Traders must realize that Fibonacci retracement levels are nothing like MAs or moving averages which change with time. Instead, these Fib retracements are static and do not change. This means that identifying them is simple and allows traders to react as soon as prices change. The Fib levels are inflection points. This means traders expect a price action at these points, which may be a price break or rejection.
The Role of Fibonacci Retracement When Creating a Trading Strategy
Traders can use the Fibonacci retracements in different strategies. Most people are more used to 38.2% and 61.8% retracement levels, which determine pullback degrees, continuation pattern, and correlation after a bullish or bearish action.
As a continuation pattern, if the retracement has shown itself to be active in indicating resistance or support levels, traders can deploy a breakout strategy. You can enter a long position at the halfway mark or the 50% level and place a stop-loss order under the 61.8% retracement level. You can also use Fib levels at short order and near the peak of a significant move, with the Fib levels used as a take-profit mark.
Fib levels may be the most favorite technical indicators but are limited in their trading pair revelations. This is because they do not consider various variables like trading volume, volatility, and other factors affecting prices. The retracement levels reflect price relative to its previous price, so Fib numbers need to be factored in with other technical data.
Why Fibonacci Retracements Are Important to Every Trader
The Fib retracement concept indicates that markets retrace previous behavior with time. This means they follow a continual pattern, and you can say history repeats itself. You can estimate retracement levels depending on vertical lengths of support and based on the resistance levels.

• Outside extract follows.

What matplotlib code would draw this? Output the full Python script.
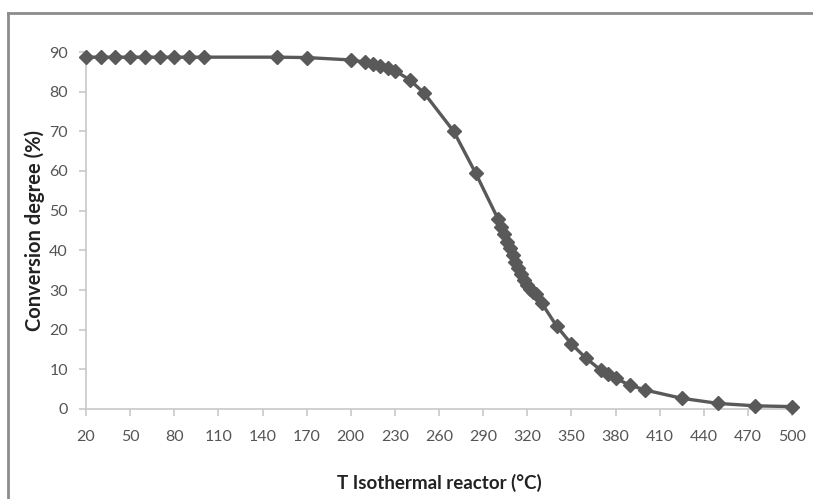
import matplotlib
matplotlib.use("Agg")
import matplotlib.pyplot as plt
from matplotlib.lines import Line2D

temperature = [20, 30, 40, 50, 60, 70, 80, 90, 100, 150, 170, 200, 210, 215, 220, 225, 230,
               240, 250, 270, 285, 300, 302, 304, 306, 308, 310, 312, 314, 316, 318, 320,
               322, 324, 326, 330, 340, 350, 360, 370, 375, 380, 390, 400, 425, 450, 475, 500]
conversion = [88.7, 88.7, 88.7, 88.7, 88.7, 88.7, 88.7, 88.7, 88.7, 88.7, 88.6, 88.0, 87.4, 87.0,
              86.5, 85.9, 85.3, 83.0, 79.6, 70.0, 59.4, 48.0, 45.8, 44.0, 42.2, 40.5, 38.8,
              37.1, 35.5, 34.0, 32.5, 31.2, 30.2, 29.5, 29.0, 26.6, 20.9, 16.4, 12.8, 9.8,
              8.8, 7.7, 6.0, 4.8, 2.7, 1.4, 0.8, 0.6]
x_ticks = list(range(20, 501, 30))
y_ticks = list(range(0, 91, 10))

fig = plt.figure(figsize=(8.13, 4.99), dpi=100)
W, H = 813, 499

# outer chart frame (cropped: only left and top visible)
fig.add_artist(Line2D([8 / W, 8 / W], [0, 1 - 12.5 / H], transform=fig.transFigure,
                      color="#8c8c8c", lw=2))
fig.add_artist(Line2D([8 / W, 1], [1 - 12.5 / H, 1 - 12.5 / H], transform=fig.transFigure,
                      color="#8c8c8c", lw=2))

ax = fig.add_axes([86 / W, 1 - 409 / H, (792 - 86) / W, (409 - 52) / H])
ax.plot(temperature, conversion, color="#595959", lw=2.4, marker="D", markersize=7.5,
        markeredgecolor="#595959", markerfacecolor="#595959", clip_on=False, zorder=3)

ax.set_xlim(20, 500)
ax.set_ylim(0, 90)
ax.set_xticks(x_ticks)
ax.set_yticks(y_ticks)

for s in ["top", "right"]:
    ax.spines[s].set_visible(False)
for s in ["left", "bottom"]:
    ax.spines[s].set_color("#c8c8c8")
    ax.spines[s].set_linewidth(1.2)

ax.tick_params(axis="both", colors="#c8c8c8", labelcolor="#555555", labelsize=11.5,
               length=5, width=1.2)
ax.tick_params(axis="y", pad=8)
ax.tick_params(axis="x", pad=10)
for lab in ax.get_xticklabels() + ax.get_yticklabels():
    lab.set_fontfamily("Lato")

ax.set_xlabel("T Isothermal reactor (°C)", fontsize=13.5, fontweight="bold",
              color="#222222", fontfamily="Lato", labelpad=22)
ax.set_ylabel("Conversion degree (%)", fontsize=14.5, fontweight="bold",
              color="#222222", fontfamily="Lato", labelpad=3)

fig.savefig("out.png", dpi=100)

Traders who use the Fibonacci levels based on these critical ratios mentioned before can stop losses or target prices. The ratios while trading is mainly pegged on empirical evidence and blindly having faith in the percentages. The Fibonacci numbers can measure and evaluate continuation patterns, and counter traders can set target prices.
A popular theory on the use of Fibonacci retracement is that markets are subjected to laws of nature, just like humans using them are. If this theory is true, then Fib numbers should apply to the forex markets.
We can see the Fibonacci retracements at work in commodities, stocks, and other financial markets. This means that every trader, not just in forex, should be familiar with the Fibonacci levels. Your expert skill in Fibonacci retracement evaluation will guide you when assessing trading opportunities in whichever investment market you are in. As random as they may appear, most price movements occur as a reaction to a more significant price movement when you are either hesitating or looking to make a profit.